National scenic areas are primarily designated due to the scenic qualities of an area, however NSAs may well have other special qualities, for example related to culture, history, archaeology, geology or wildlife. Areas with such qualities may be protected via other national and international designations that overlap with the NSA designation. Loch Rannoch and Glen Lyon includes a National nature reserve at Ben Lawers, and there are three Special Areas of Conservation and one Special Protection Area within the NSA.

==Creation of the national scenic area==
Following the Second World War, a committee, chaired by Sir Douglas Ramsay, was established to consider preservation of the landscape in Scotland. The report, published in 1945 proposed that five areas (Loch Lomond and the Trossachs, the Cairngorms, Glen Coe-Ben Nevis-Black Mount, Wester Ross and Glen Strathfarrar-Glen Affric-Glen Cannich) should receive a level of protection. The government therefore designated these areas as "national park direction areas", giving powers for planning decisions taken by local authorities to be reviewed by central government. Following a further review of landscape protection in 1978, additional areas, including the hills and glens to the east of Rannoch Moor, were identified as worthy of protection due to their landscape qualities. Accordingly, in 1981 the direction areas were replaced by the national scenic area designation, which were based on the 1978 recommendations and thus included the area entitled Loch Rannoch and Glen Lyon. The defined area remains as originally mapped in 1978, but was redesignated under new legislation in 2010.

Although the national scenic area designation provides a degree of additional protection via the planning process, there are no bodies equivalent to a national park authority, and whilst local authorities (in this case Perth and Kinross Council and Stirling Council) can produce a management strategy for each one, only the three national scenic areas within Dumfries and Galloway have current management strategies.

==Geography==
Main articles: Ben Lawers, Loch Rannoch and Glen Lyon
The designated area covers much of the historical province of Breadalbane, and covers landscapes ranging from flat, fertile farmland up to exposed mountain summits. Ben Lawers, at 1214 m, is the highest point in the highest and most extensive mountain massif in the southern part of the Scottish Highlands. Schiehallion, an isolated peak lying in the east of the NSA, is one of the most prominent mountains in Scotland.
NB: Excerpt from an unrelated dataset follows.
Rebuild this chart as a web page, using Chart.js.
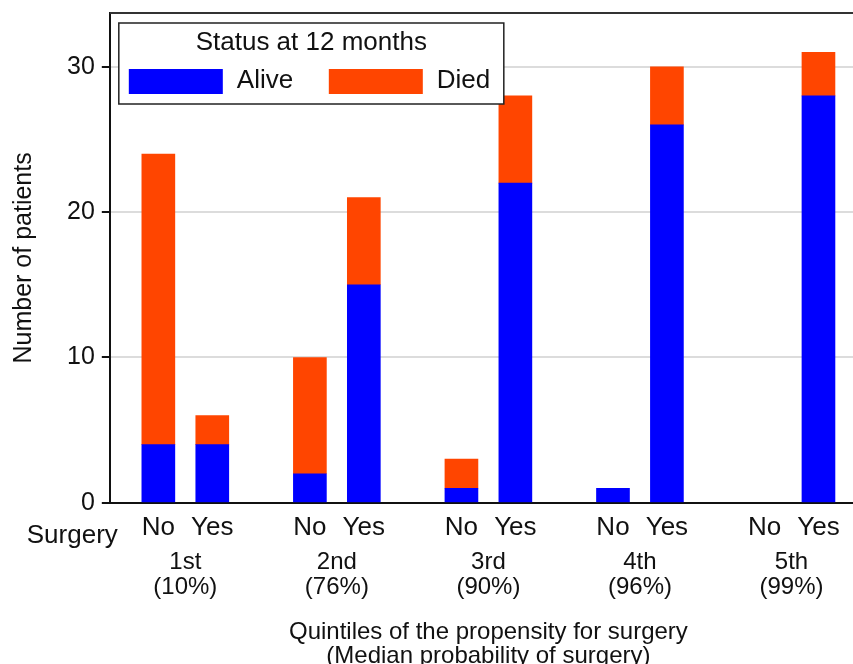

The area is drained by two tributaries of the River Tay: the River Tummel (which drains Loch Rannoch) and the River Lyon, which flows through Glen Lyon. Most human settlement and activity has been concentrated along these two rivers; many of the smaller side glens also contain visible signs of previous occupations, for example in the presence of old shielings. The area contains fragments of the ancient Caledonian pinewood, along with areas of native birchwood.

==Other conservation designations==
There are a number of other protected areas that overlap to some extent with the national scenic area.
- Ben Lawers has been designated as a National nature reserve since 1964. It is protected due to the presence of many rare and endangered arctic–alpine plant species, and has been owned by the National Trust for Scotland since 1950. Ben Lawers is also a Special Area of Conservation (SAC), again due to the presence of arctic-alpine flora.
- The rivers Lyon and Tummel are both tributaries of the River Tay, and as such form part of the River Tay SAC. The designation notes the river system's importance for salmon, otters, brook lampreys, river lampreys and sea lampreys.
- The Black Wood of Rannoch, a fragment of Caledonian Forest which lies on the southern short of Loch Rannoch, is also designated as an SAC.
- Loch Finnart, which lies to the south Loch Rannoch at a height of 280 m above sea level, is protected as part of the Rannoch Lochs SPA, due to its importance to breeding black-throated divers.